There were two doors on either side of the alley. One said “Predestination Club” and the other said “Free Will Club”.

   He said, “I looked at the two doors and went through the first. I was met by a gatekeeper who said, “Before I can allow you to enter the Predestination Club, you must answer one question: ‘Why are you here?’”

   I answered, “Because I saw two doors and I decided to enter this one of my own free will.”  So, he threw me out.

   I picked myself up, dusted myself off, and I entered the second door. I was met there by another gatekeeper who said, “Before I can allow you to enter the Free Will Club, you must answer one question: ‘Why are you here?’”

   I answered, “Because I had no choice”. So, I got thrown out of that one, too.

   God elected those who will be saved. That’s not fatalism. That doesn’t mean we think we’re saved already so that it doesn’t matter what we do, or that we don’t need to be concerned about all people.

   The Bible reminds us that we are called by God to care for the poor and to see that they receive justice, to seek racial justice and to promote the things that lead to the abundant life for all people.

   To live in faith is to respond naturally, not under the requirements of religious laws, but because we just want to. Faith is a gift, Baptism is a gift, Holy Communion is a gift, everything associated with the Christian life is a gift. We live in response to God’s gifts, not to get them.

   The only way to be among the elect is to be elected by God.

   I think of it, since God is not bound by time, as a kind of ongoing judgement where God looks into our hearts and sees Jesus, or God sees our sin. Having Jesus in our heart is not a warm fuzzy feeling, but the living relationship with the one true living God for which we were created, that is, faith that we in our sin cannot achieve, but that God can give to all who receive, as close to us as life itself.

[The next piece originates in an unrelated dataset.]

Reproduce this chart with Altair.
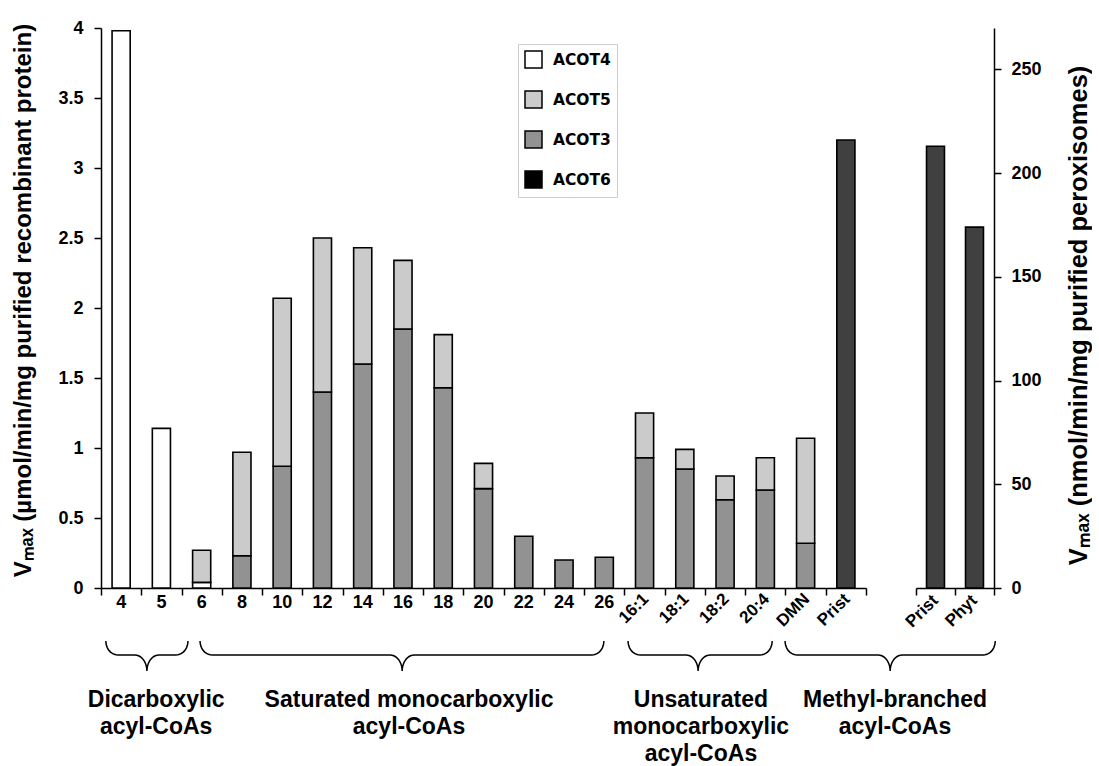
import math
import altair as alt
import pandas as pd

# ---------------- data ----------------
categories = ["4", "5", "6", "8", "10", "12", "14", "16", "18", "20", "22", "24", "26",
              "16:1", "18:1", "18:2", "20:4", "DMN", "Prist"]
acot4 = [3.98, 1.14, 0.04, 0, 0, 0, 0, 0, 0, 0, 0, 0, 0, 0, 0, 0, 0, 0, 0]
acot3 = [0, 0, 0, 0.23, 0.87, 1.40, 1.60, 1.85, 1.43, 0.71, 0.37, 0.20, 0.22,
         0.93, 0.85, 0.63, 0.70, 0.32, 0]
acot5 = [0, 0, 0.23, 0.74, 1.20, 1.10, 0.83, 0.49, 0.38, 0.18, 0, 0, 0,
         0.32, 0.14, 0.17, 0.23, 0.75, 0]
acot6 = [0, 0, 0, 0, 0, 0, 0, 0, 0, 0, 0, 0, 0, 0, 0, 0, 0, 0, 3.20]

perox_categories = ["Prist", "Phyt"]
perox_acot6 = [213, 174]

enzymes = ["ACOT4", "ACOT5", "ACOT3", "ACOT6"]
enzyme_colors = ["#ffffff", "#cbcbcb", "#929292", "#000000"]

straight_labels = categories[:13]
slanted_labels = categories[13:]

groups = [
    dict(a=0.12, b=2.16, t=1.14, cx=1.37, label="Dicarboxylic\nacyl-CoAs"),
    dict(a=2.46, b=12.49, t=7.48, cx=7.65, label="Saturated monocarboxylic\nacyl-CoAs"),
    dict(a=13.09, b=16.67, t=14.83, cx=14.9, label="Unsaturated\nmonocarboxylic\nacyl-CoAs"),
    dict(a=16.99, b=22.21, t=19.6, cx=19.72, label="Methyl-branched\nacyl-CoAs"),
]

# ---------------- tables ----------------
rows = []
for i, c in enumerate(categories):
    for enz, arr, o in [("ACOT4", acot4, 0), ("ACOT3", acot3, 1),
                        ("ACOT5", acot5, 2), ("ACOT6", acot6, 3)]:
        if arr[i] > 0:
            rows.append(dict(cat=c, enzyme=enz, v=arr[i], ord=o))
left_df = pd.DataFrame(rows)
right_df = pd.DataFrame(dict(cat=perox_categories, enzyme="ACOT6", v=perox_acot6, ord=3))

RX = 0.30
Y_TOP, Y_MID, Y_TIP = -53, -67, -83
brace_rows = []
for g_i, g in enumerate(groups):
    a, b, t = g["a"], g["b"], g["t"]
    pts = []
    n = 10
    for k in range(n + 1):
        th = math.pi / 2 * k / n
        pts.append((a + RX - RX * math.cos(th), Y_TOP + (Y_MID - Y_TOP) * math.sin(th)))
    for k in range(n + 1):
        th = math.pi / 2 * k / n
        pts.append((t - RX + RX * math.sin(th), Y_TIP + (Y_MID - Y_TIP) * math.cos(th)))
    for k in range(n + 1):
        th = math.pi / 2 * k / n
        pts.append((t + RX - RX * math.cos(th), Y_TIP + (Y_MID - Y_TIP) * math.sin(th)))
    for k in range(n + 1):
        th = math.pi / 2 * k / n
        pts.append((b - RX + RX * math.sin(th), Y_TOP + (Y_MID - Y_TOP) * math.cos(th)))
    for j, (x, y) in enumerate(pts):
        brace_rows.append(dict(g=g_i, i=j, bx=x, by=y))
brace_df = pd.DataFrame(brace_rows)
glabel_df = pd.DataFrame([dict(bx=g["cx"], by=-101, label=g["label"]) for g in groups])

AXFONT = "Liberation Sans"
fill_enc = alt.Fill("enzyme:N", scale=alt.Scale(domain=enzymes, range=enzyme_colors),
                    legend=alt.Legend(title=None, orient="none", legendX=417, legendY=16,
                                      symbolType="square", symbolSize=289,
                                      symbolStrokeColor="black", symbolStrokeWidth=1.5,
                                      labelFont="DejaVu Sans", labelFontSize=15.5,
                                      labelFontWeight="bold", labelColor="black",
                                      labelOffset=10, rowPadding=17, padding=6,
                                      strokeColor="#cccccc", fillColor="white"))
fop = alt.condition("datum.enzyme === 'ACOT6'", alt.value(0.75), alt.value(1))

# ---------------- left panel ----------------
x_left = alt.X("cat:N", sort=categories,
               scale=alt.Scale(domain=categories, paddingInner=0, paddingOuter=0),
               axis=alt.Axis(labels=False, title=None, tickBand="extent", tickSize=7,
                             tickColor="black", domainColor="black", tickWidth=1.5,
                             domainWidth=1.5, grid=False))
bars_left = alt.Chart(left_df).mark_bar(stroke="black", strokeWidth=1.6,
                                        width=alt.RelativeBandSize(0.45)).encode(
    x=x_left,
    y=alt.Y("v:Q", stack="zero",
            scale=alt.Scale(domain=[0, 4], nice=False),
            axis=alt.Axis(values=[0, 0.5, 1, 1.5, 2, 2.5, 3, 3.5, 4], labelExpr="'' + datum.value",
                          grid=False, tickSize=7, tickColor="black", domainColor="black",
                          tickWidth=1.5, domainWidth=1.5, labelFont=AXFONT, labelFontSize=18,
                          labelFontWeight="bold", labelColor="black", labelPadding=11,
                          title="Vₘₐₓ (µmol/min/mg purified recombinant protein)",
                          titleFont=AXFONT, titleFontSize=24, titleFontWeight="bold",
                          titleColor="black", titleX=-78, titleY=272, titleAngle=270,
                          titleAlign="center", titleBaseline="middle")),
    fill=fill_enc,
    fillOpacity=fop,
    order=alt.Order("ord:Q"),
)

lab_straight = alt.Chart(pd.DataFrame(dict(cat=straight_labels))).mark_text(
    font=AXFONT, fontSize=18, fontWeight="bold", color="black", baseline="middle"
).encode(x=alt.X("cat:N", sort=categories), y=alt.value(575), text="cat:N")

lab_slant = alt.Chart(pd.DataFrame(dict(cat=slanted_labels))).mark_text(
    font=AXFONT, fontSize=17, fontWeight="bold", color="black", baseline="middle",
    align="right", angle=315, dx=2
).encode(x=alt.X("cat:N", sort=categories), y=alt.value(570), text="cat:N")

braces = alt.Chart(brace_df).mark_line(color="black", strokeWidth=1.5).encode(
    x=alt.X("bx:Q", scale=alt.Scale(domain=[0, 19], nice=False, zero=False), axis=None),
    y=alt.Y("by:Q", scale=alt.Scale(domain=[0, 560], nice=False), axis=None),
    detail="g:N", order="i:Q")

glabels = alt.Chart(glabel_df).mark_text(
    font=AXFONT, fontSize=23, fontWeight="bold", color="black", align="center",
    baseline="top", lineBreak="\n", lineHeight=27
).encode(
    x=alt.X("bx:Q", scale=alt.Scale(domain=[0, 19], nice=False, zero=False), axis=None),
    y=alt.Y("by:Q", scale=alt.Scale(domain=[0, 560], nice=False), axis=None),
    text="label:N")

left = alt.layer(
    alt.layer(bars_left, lab_straight, lab_slant),
    alt.layer(braces, glabels),
).resolve_scale(x="independent", y="independent").properties(width=765, height=560)

# ---------------- right panel ----------------
x_right = alt.X("cat:N", sort=perox_categories,
                scale=alt.Scale(domain=perox_categories, paddingInner=0, paddingOuter=0),
                axis=alt.Axis(labels=False, title=None, tickBand="extent", tickSize=7,
                              tickColor="black", domainColor="black", tickWidth=1.5,
                              domainWidth=1.5, grid=False))
bars_right = alt.Chart(right_df).mark_bar(stroke="black", strokeWidth=1.6,
                                          width=alt.RelativeBandSize(0.46)).encode(
    x=x_right,
    y=alt.Y("v:Q", scale=alt.Scale(domain=[0, 270], nice=False),
            axis=alt.Axis(orient="right", values=[0, 50, 100, 150, 200, 250],
                          grid=False, tickSize=7, tickColor="black", domainColor="black",
                          tickWidth=1.5, domainWidth=1.5, labelFont=AXFONT, labelFontSize=18,
                          labelFontWeight="bold", labelColor="black", labelPadding=10,
                          title="Vₘₐₓ (nmol/min/mg purified peroxisomes)",
                          titleFont=AXFONT, titleFontSize=25.5, titleFontWeight="bold",
                          titleColor="black", titleX=84, titleY=287, titleAngle=270,
                          titleAlign="center", titleBaseline="middle")),
    fill=fill_enc,
    fillOpacity=fop,
)
lab_right = alt.Chart(pd.DataFrame(dict(cat=perox_categories))).mark_text(
    font=AXFONT, fontSize=17, fontWeight="bold", color="black", baseline="middle",
    align="right", angle=315, dx=0
).encode(x=alt.X("cat:N", sort=perox_categories), y=alt.value(570), text="cat:N")

right = alt.layer(bars_right, lab_right).properties(width=78, height=560)

chart = alt.hconcat(left, right, spacing=50, bounds="flush").properties(
    autosize=alt.AutoSizeParams(type="pad"),
    padding={"left": 10, "top": 19, "right": 0, "bottom": 0},
).configure_view(stroke=None).configure_concat(spacing=50)

chart.save("out.html", embed_options={"renderer": "svg", "actions": False})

   Predestination does not mean that how we live our lives doesn’t matter, it means that why we live our lives does matter. It’s living with streams of living water forming and shaping us from within, the Holy Spirit at work making us a new Creation, God’s people, born again.

   Knowing that relationship is how we are best prepared for what is to come.

   So, after a weekend in which our culture’s celebration of evil was scary, and All Saints Sunday reminded us of the triumph of the cross, we now face a week in which the scariness of a political election in today’s polarized political environment happens.

   Let us remember that the only election that truly changes lives and will endure forever is God’s. Let us be grateful and live in response to it.